Sans filtre – Critique aisée n°250

temps de lecture : 2 minutes

critique aisée n°250

Sans filtre
(Triangle of sadness)
Ruben Ostlund- 2022 – 149 minutes
Palme d’or du Festival de Cannes 

Ce n’est pas parce que j’en suis à ma 250ème critique aisée que je suis devenu critique professionnel ; la preuve, c’est que je me refuse encore à juger un film sur ses intentions et que je persiste à le critiquer subjectivement – comment faire autrement ? – d’après le résultat perçu.

Ouais, Sans filtre est une critique acide de la société ultra-riche, de ses ultra-serviteurs et de ses parasites.
Ouais, Sans filtre est une étude sarcastique des quelques caractères, qu’autrefois vous et moi aurions considérés comme exagérément caricaturaux, mais qui, à en croire les magazines spécialisés, les réseaux sociaux et les émissions de télévision de M6, existent véritablement et mènent effectivement le monde : les oligarques russes et milliardaires, jouisseurs sans vergogne, les très vieux, très distingués et probablement un peu anoblis qui jouissent d’une douce et méritée retraite après avoir fait fortune dans les bombes, mines et grenades, les mannequins et mannequines, mesquins et stupides qui vivent la vie des ultra-riches en se photographiant pour le plus grand abrutissement d’une génération décérébrée, les domestiques prêts à toutes les couleuvres pour obtenir le pourboire ultra-généreux qui soignera leur ego, les esclaves immigrés qui nettoient, frottent, grattent, récurent les ultra-déjections du monde du dessus pour nourrir leur famille restée au pays…
Ouais, Sans filtre, c’est cela avec en plus, Ile des Esclaves moderne, la mise cul par-dessus tête de tout ça, le renversement de cette hiérarchie quand l’imprévu, la catastrophe survient et que ne comptent plus que l’habileté à faire du feu ou à pêcher, et finalement, peut-être le meurtre qui empêchera le retour à la situation antérieure.
Ouais, Sans filtre est un film plein de louables intentions : nous faire toucher du doigt la stupidité d’un monde fondé sur l’argent, l’image et la cupidité, nous faire réaliser sa fin inéluctable, ou du moins l’impossibilité de sa perpétuation.

Ouais, ouais, mais pour être tout cela, Sans filtre n’a pas choisi le ton de la comédie légère, ni même celui de la comédie grinçante. Sans filtre donne très vite dans la farce, la farce bien lourde, bien pleine de soulographies et d’empiffrements, d’excréments et de vomissures.

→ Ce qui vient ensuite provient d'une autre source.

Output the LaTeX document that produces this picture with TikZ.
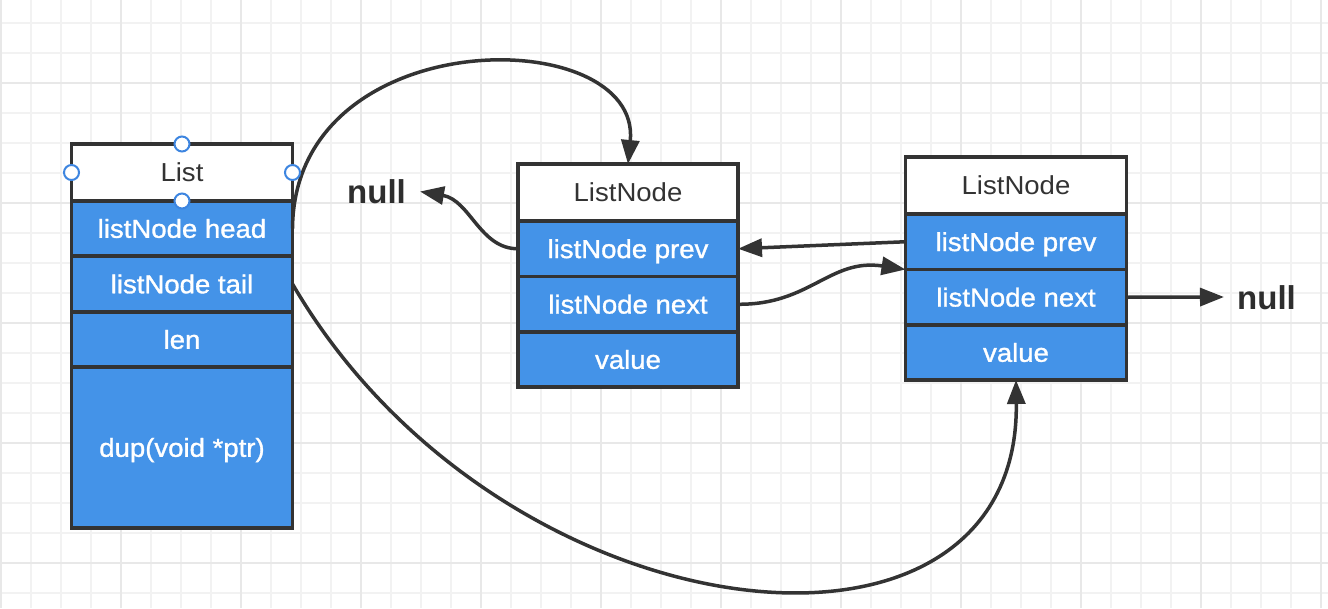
\documentclass[tikz,border=0pt]{standalone}
\usepackage{fontspec}
\setmainfont{Liberation Sans}[FakeStretch=1.06]
\newfontfamily\rowfam{Liberation Sans}[FakeStretch=1.06,FakeBold=1.2]
\newfontfamily\nullfam{Liberation Sans}
\usetikzlibrary{arrows.meta}
\definecolor{cblue}{HTML}{4493E8}
\definecolor{cline}{HTML}{333333}
\definecolor{gminor}{HTML}{F2F2F2}
\definecolor{gmajor}{HTML}{E8E8E8}
\definecolor{chandle}{HTML}{3D85E0}
\begin{document}
\begin{tikzpicture}[x=1pt,y=-1pt,
  box/.style={draw=cline, line width=3.5pt, inner sep=0pt, outer sep=0pt,
    anchor=north, text height=18.6pt, text depth=0pt},
  hdr/.style={box, fill=white, text=cline, font=\fontsize{26}{26}\selectfont},
  row/.style={box, fill=cblue, text=white, font=\rowfam\fontsize{26}{26}\selectfont},
  nulltxt/.style={text=cline!90!black, inner sep=0pt, text height=24pt, text depth=0pt,
    font=\nullfam\bfseries\fontsize{33}{33}\selectfont},
  arr/.style={draw=cline, line width=3.5pt, -{Triangle[length=24pt,width=18pt]}},
  handle/.style={circle, draw=chandle, line width=2pt, fill=white, minimum size=15pt, inner sep=0pt}
]
\useasboundingbox (0,0) rectangle (1328,608);
\fill[white] (0,0) rectangle (1328,608);
% grid
\foreach \x in {1,31,...,1321} \draw[gminor, line width=2pt] (\x,0) -- (\x,608);
\foreach \y in {23,53,...,593} \draw[gminor, line width=2pt] (0,\y) -- (1328,\y);
\foreach \x in {1,121,...,1321} \draw[gmajor, line width=2pt] (\x,0) -- (\x,608);
\foreach \y in {83,203,...,563} \draw[gmajor, line width=2pt] (0,\y) -- (1328,\y);

% List
\node[hdr, minimum width=221pt, minimum height=57pt] (Lh) at (182,144) {List};
\node[row, minimum width=221pt, minimum height=55pt] (Lhead) at (182,201) {listNode head};
\node[row, minimum width=221pt, minimum height=56pt] (Ltail) at (182,256) {listNode tail};
\node[row, minimum width=221pt, minimum height=55pt] (Llen) at (182,312) {len};
\node[row, minimum width=221pt, minimum height=161pt] (Ldup) at (182,367) {dup(void *ptr)};

% ListNode 1
\node[hdr, minimum width=220pt, minimum height=57pt] (A) at (628,164) {ListNode};
\node[row, minimum width=220pt, minimum height=55.5pt] (Ap) at (628,221) {listNode prev};
\node[row, minimum width=220pt, minimum height=55.5pt] (An) at (628,276.5) {listNode next};
\node[row, minimum width=220pt, minimum height=55pt] (Av) at (628,332) {value};

% ListNode 2
\node[hdr, minimum width=221pt, minimum height=57pt] (B) at (1016,157) {ListNode};
\node[row, minimum width=221pt, minimum height=55.5pt] (Bp) at (1016,214) {listNode prev};
\node[row, minimum width=221pt, minimum height=55.5pt] (Bn) at (1016,269.5) {listNode next};
\node[row, minimum width=221pt, minimum height=55pt] (Bv) at (1016,325) {value};

% null labels
\node[nulltxt] (n1) at (376.5,191.5) {null};
\node[nulltxt] (n2) at (1266.5,297) {null};

% connectors
\draw[arr] (Lhead.east) .. controls (294,20) and (642,22) .. (A.north);
\draw[arr] (Ap.west) .. controls (480,249) and (470,200) .. ([xshift=14pt]n1.east);
\draw[arr] (Bp.west) -- (Ap.east);
\draw[arr] (An.east) .. controls (810,305) and (830,258) .. (Bp.south west);
\draw[arr] (Bn.east) -- ([xshift=-13pt]n2.west);
\draw[arr] (Ltail.east) .. controls (500,640) and (1020,700) .. (Bv.south);

% selection handles
\node[handle] (h1) at (Lh.north) {};
\node[handle] (h2) at (Lh.west) {};
\node[handle] (h3) at (Lh.east) {};
\node[handle] (h4) at (Lh.south) {};
\end{tikzpicture}
\end{document}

Pour le spectateur que je suis, si les intentions du réalisateur ne m’ont pas échappé — comment l’auraient-elles pu — ce qui a prévalu rapidement, et même bien avant l’apparition des scènes vraiment scabreuses, c’est la saturation, l’écœurement et, finalement, l’ennui.

D’autres spectateurs pourront juger Sans filtre admirable, caustique, jouissif  — quel mot horrible pour qualifier de l’art ! — révolutionnaire, et ils auront raison, du moins leurs raisons. Moi, j’ai trouvé ça ennuyeux. Très.

J’essaierai pourtant de ne pas oublier que le même réalisateur nous avait donné « The Square », esthétiquement parfait et satyriquement sophistiqué, et « Snow therapy », familialement inquiétant. (Oui, je sais, ces deux derniers adverbes n’existent pas. Pas encore…)

 

Une réflexion sur « Sans filtre – Critique aisée n°250 »

  1. Ouais, j’l’ai pas vu et j’le verrai pas. Ce monde des ultra-riches, vulgaire, ne m’intéresse pas mais surtout il me dégoûte absolument quand il est une constante des régîmes ultra-autoritaires au premier rang desquels la Chine et la Russie, régîmes entretenant le feu de la corruption (le guangxi en Chine) par nécessité pour survivre beaucoup plus que par tolérance. Bon! Ouais, je sais, le génie de la corruption existe partout depuis toujours. Je préfère celui de la créativité ou de l’inventivité qui procure une richesse méritée, presque respectable.